Supplied data>
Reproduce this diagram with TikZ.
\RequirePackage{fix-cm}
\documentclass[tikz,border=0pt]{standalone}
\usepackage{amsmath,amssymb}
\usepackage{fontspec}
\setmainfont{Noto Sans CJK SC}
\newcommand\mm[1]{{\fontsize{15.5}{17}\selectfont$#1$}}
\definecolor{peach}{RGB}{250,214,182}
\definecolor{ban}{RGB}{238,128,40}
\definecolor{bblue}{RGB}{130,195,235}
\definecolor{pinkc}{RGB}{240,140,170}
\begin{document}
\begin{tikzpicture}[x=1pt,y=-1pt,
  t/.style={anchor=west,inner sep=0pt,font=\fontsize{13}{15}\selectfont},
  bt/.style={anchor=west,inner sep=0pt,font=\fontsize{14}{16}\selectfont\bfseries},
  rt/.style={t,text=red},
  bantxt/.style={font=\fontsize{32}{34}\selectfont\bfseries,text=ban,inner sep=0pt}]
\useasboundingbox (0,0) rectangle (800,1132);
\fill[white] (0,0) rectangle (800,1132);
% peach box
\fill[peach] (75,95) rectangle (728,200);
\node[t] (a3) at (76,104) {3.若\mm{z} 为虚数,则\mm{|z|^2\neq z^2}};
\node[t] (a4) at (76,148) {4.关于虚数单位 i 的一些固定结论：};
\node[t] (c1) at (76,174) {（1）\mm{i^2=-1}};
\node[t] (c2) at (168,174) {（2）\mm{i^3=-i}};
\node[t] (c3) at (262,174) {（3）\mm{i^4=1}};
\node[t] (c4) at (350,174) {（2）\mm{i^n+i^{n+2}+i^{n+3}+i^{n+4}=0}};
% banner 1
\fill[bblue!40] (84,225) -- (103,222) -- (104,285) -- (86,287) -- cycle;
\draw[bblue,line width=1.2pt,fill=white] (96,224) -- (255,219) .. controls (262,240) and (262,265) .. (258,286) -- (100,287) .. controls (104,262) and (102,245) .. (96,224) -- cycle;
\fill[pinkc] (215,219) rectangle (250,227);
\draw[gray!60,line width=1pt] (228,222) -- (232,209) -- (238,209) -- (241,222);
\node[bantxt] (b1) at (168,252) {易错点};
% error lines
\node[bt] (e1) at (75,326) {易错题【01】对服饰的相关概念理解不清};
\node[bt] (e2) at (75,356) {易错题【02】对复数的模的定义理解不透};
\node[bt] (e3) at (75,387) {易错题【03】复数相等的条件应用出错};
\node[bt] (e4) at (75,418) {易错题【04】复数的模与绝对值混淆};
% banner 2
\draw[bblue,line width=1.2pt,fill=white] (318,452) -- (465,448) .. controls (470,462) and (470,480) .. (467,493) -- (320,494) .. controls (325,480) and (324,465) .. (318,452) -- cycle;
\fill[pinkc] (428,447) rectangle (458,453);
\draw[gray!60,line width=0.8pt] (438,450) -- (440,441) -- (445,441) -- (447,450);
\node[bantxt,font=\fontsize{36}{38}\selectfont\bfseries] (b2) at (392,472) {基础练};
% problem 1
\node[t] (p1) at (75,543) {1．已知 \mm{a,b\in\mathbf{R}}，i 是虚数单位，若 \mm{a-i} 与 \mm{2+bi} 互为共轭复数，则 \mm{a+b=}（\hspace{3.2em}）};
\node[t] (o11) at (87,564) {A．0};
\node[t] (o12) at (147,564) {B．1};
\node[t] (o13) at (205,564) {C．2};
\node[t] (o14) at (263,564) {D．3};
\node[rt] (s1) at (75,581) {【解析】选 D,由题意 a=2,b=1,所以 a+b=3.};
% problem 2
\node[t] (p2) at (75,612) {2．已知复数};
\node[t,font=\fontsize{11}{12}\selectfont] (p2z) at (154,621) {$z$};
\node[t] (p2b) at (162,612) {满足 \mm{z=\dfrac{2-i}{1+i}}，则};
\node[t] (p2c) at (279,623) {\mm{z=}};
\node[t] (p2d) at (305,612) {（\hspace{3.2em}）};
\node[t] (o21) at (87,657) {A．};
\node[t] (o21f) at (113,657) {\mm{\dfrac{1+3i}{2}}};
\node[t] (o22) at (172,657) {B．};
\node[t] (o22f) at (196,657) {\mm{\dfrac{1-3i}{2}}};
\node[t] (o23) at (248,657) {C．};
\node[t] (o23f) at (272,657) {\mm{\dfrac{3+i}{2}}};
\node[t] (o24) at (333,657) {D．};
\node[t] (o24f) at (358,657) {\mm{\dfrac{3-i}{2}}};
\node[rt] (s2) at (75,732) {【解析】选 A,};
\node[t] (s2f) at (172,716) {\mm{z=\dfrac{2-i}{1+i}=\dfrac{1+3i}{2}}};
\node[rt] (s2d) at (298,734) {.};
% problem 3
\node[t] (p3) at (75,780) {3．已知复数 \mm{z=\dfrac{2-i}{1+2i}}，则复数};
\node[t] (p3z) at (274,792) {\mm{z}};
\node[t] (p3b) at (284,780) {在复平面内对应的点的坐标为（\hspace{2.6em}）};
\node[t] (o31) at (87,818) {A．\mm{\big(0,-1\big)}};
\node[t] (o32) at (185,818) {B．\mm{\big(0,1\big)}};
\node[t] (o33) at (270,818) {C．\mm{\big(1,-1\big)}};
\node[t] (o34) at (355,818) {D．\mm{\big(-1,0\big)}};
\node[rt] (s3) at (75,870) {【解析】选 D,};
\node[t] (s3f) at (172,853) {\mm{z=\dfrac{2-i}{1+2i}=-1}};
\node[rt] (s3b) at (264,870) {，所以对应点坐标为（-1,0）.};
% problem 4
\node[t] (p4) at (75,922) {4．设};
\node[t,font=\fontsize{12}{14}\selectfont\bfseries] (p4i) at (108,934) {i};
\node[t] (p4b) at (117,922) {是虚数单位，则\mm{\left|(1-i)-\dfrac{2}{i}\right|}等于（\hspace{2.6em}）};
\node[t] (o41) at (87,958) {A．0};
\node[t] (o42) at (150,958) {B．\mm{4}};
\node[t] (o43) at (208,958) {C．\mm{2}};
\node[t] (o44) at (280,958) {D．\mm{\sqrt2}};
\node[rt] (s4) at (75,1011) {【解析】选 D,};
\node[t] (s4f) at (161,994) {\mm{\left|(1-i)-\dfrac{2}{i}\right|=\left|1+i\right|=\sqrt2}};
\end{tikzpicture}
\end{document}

Directive>
Please output the complete data exactly.

Answer>
Reproduce this diagram with TikZ.
\RequirePackage{fix-cm}
\documentclass[tikz,border=0pt]{standalone}
\usepackage{amsmath,amssymb}
\usepackage{fontspec}
\setmainfont{Noto Sans CJK SC}
\newcommand\mm[1]{{\fontsize{15.5}{17}\selectfont$#1$}}
\definecolor{peach}{RGB}{250,214,182}
\definecolor{ban}{RGB}{238,128,40}
\definecolor{bblue}{RGB}{130,195,235}
\definecolor{pinkc}{RGB}{240,140,170}
\begin{document}
\begin{tikzpicture}[x=1pt,y=-1pt,
  t/.style={anchor=west,inner sep=0pt,font=\fontsize{13}{15}\selectfont},
  bt/.style={anchor=west,inner sep=0pt,font=\fontsize{14}{16}\selectfont\bfseries},
  rt/.style={t,text=red},
  bantxt/.style={font=\fontsize{32}{34}\selectfont\bfseries,text=ban,inner sep=0pt}]
\useasboundingbox (0,0) rectangle (800,1132);
\fill[white] (0,0) rectangle (800,1132);
% peach box
\fill[peach] (75,95) rectangle (728,200);
\node[t] (a3) at (76,104) {3.若\mm{z} 为虚数,则\mm{|z|^2\neq z^2}};
\node[t] (a4) at (76,148) {4.关于虚数单位 i 的一些固定结论：};
\node[t] (c1) at (76,174) {（1）\mm{i^2=-1}};
\node[t] (c2) at (168,174) {（2）\mm{i^3=-i}};
\node[t] (c3) at (262,174) {（3）\mm{i^4=1}};
\node[t] (c4) at (350,174) {（2）\mm{i^n+i^{n+2}+i^{n+3}+i^{n+4}=0}};
% banner 1
\fill[bblue!40] (84,225) -- (103,222) -- (104,285) -- (86,287) -- cycle;
\draw[bblue,line width=1.2pt,fill=white] (96,224) -- (255,219) .. controls (262,240) and (262,265) .. (258,286) -- (100,287) .. controls (104,262) and (102,245) .. (96,224) -- cycle;
\fill[pinkc] (215,219) rectangle (250,227);
\draw[gray!60,line width=1pt] (228,222) -- (232,209) -- (238,209) -- (241,222);
\node[bantxt] (b1) at (168,252) {易错点};
% error lines
\node[bt] (e1) at (75,326) {易错题【01】对服饰的相关概念理解不清};
\node[bt] (e2) at (75,356) {易错题【02】对复数的模的定义理解不透};
\node[bt] (e3) at (75,387) {易错题【03】复数相等的条件应用出错};
\node[bt] (e4) at (75,418) {易错题【04】复数的模与绝对值混淆};
% banner 2
\draw[bblue,line width=1.2pt,fill=white] (318,452) -- (465,448) .. controls (470,462) and (470,480) .. (467,493) -- (320,494) .. controls (325,480) and (324,465) .. (318,452) -- cycle;
\fill[pinkc] (428,447) rectangle (458,453);
\draw[gray!60,line width=0.8pt] (438,450) -- (440,441) -- (445,441) -- (447,450);
\node[bantxt,font=\fontsize{36}{38}\selectfont\bfseries] (b2) at (392,472) {基础练};
% problem 1
\node[t] (p1) at (75,543) {1．已知 \mm{a,b\in\mathbf{R}}，i 是虚数单位，若 \mm{a-i} 与 \mm{2+bi} 互为共轭复数，则 \mm{a+b=}（\hspace{3.2em}）};
\node[t] (o11) at (87,564) {A．0};
\node[t] (o12) at (147,564) {B．1};
\node[t] (o13) at (205,564) {C．2};
\node[t] (o14) at (263,564) {D．3};
\node[rt] (s1) at (75,581) {【解析】选 D,由题意 a=2,b=1,所以 a+b=3.};
% problem 2
\node[t] (p2) at (75,612) {2．已知复数};
\node[t,font=\fontsize{11}{12}\selectfont] (p2z) at (154,621) {$z$};
\node[t] (p2b) at (162,612) {满足 \mm{z=\dfrac{2-i}{1+i}}，则};
\node[t] (p2c) at (279,623) {\mm{z=}};
\node[t] (p2d) at (305,612) {（\hspace{3.2em}）};
\node[t] (o21) at (87,657) {A．};
\node[t] (o21f) at (113,657) {\mm{\dfrac{1+3i}{2}}};
\node[t] (o22) at (172,657) {B．};
\node[t] (o22f) at (196,657) {\mm{\dfrac{1-3i}{2}}};
\node[t] (o23) at (248,657) {C．};
\node[t] (o23f) at (272,657) {\mm{\dfrac{3+i}{2}}};
\node[t] (o24) at (333,657) {D．};
\node[t] (o24f) at (358,657) {\mm{\dfrac{3-i}{2}}};
\node[rt] (s2) at (75,732) {【解析】选 A,};
\node[t] (s2f) at (172,716) {\mm{z=\dfrac{2-i}{1+i}=\dfrac{1+3i}{2}}};
\node[rt] (s2d) at (298,734) {.};
% problem 3
\node[t] (p3) at (75,780) {3．已知复数 \mm{z=\dfrac{2-i}{1+2i}}，则复数};
\node[t] (p3z) at (274,792) {\mm{z}};
\node[t] (p3b) at (284,780) {在复平面内对应的点的坐标为（\hspace{2.6em}）};
\node[t] (o31) at (87,818) {A．\mm{\big(0,-1\big)}};
\node[t] (o32) at (185,818) {B．\mm{\big(0,1\big)}};
\node[t] (o33) at (270,818) {C．\mm{\big(1,-1\big)}};
\node[t] (o34) at (355,818) {D．\mm{\big(-1,0\big)}};
\node[rt] (s3) at (75,870) {【解析】选 D,};
\node[t] (s3f) at (172,853) {\mm{z=\dfrac{2-i}{1+2i}=-1}};
\node[rt] (s3b) at (264,870) {，所以对应点坐标为（-1,0）.};
% problem 4
\node[t] (p4) at (75,922) {4．设};
\node[t,font=\fontsize{12}{14}\selectfont\bfseries] (p4i) at (108,934) {i};
\node[t] (p4b) at (117,922) {是虚数单位，则\mm{\left|(1-i)-\dfrac{2}{i}\right|}等于（\hspace{2.6em}）};
\node[t] (o41) at (87,958) {A．0};
\node[t] (o42) at (150,958) {B．\mm{4}};
\node[t] (o43) at (208,958) {C．\mm{2}};
\node[t] (o44) at (280,958) {D．\mm{\sqrt2}};
\node[rt] (s4) at (75,1011) {【解析】选 D,};
\node[t] (s4f) at (161,994) {\mm{\left|(1-i)-\dfrac{2}{i}\right|=\left|1+i\right|=\sqrt2}};
\end{tikzpicture}
\end{document}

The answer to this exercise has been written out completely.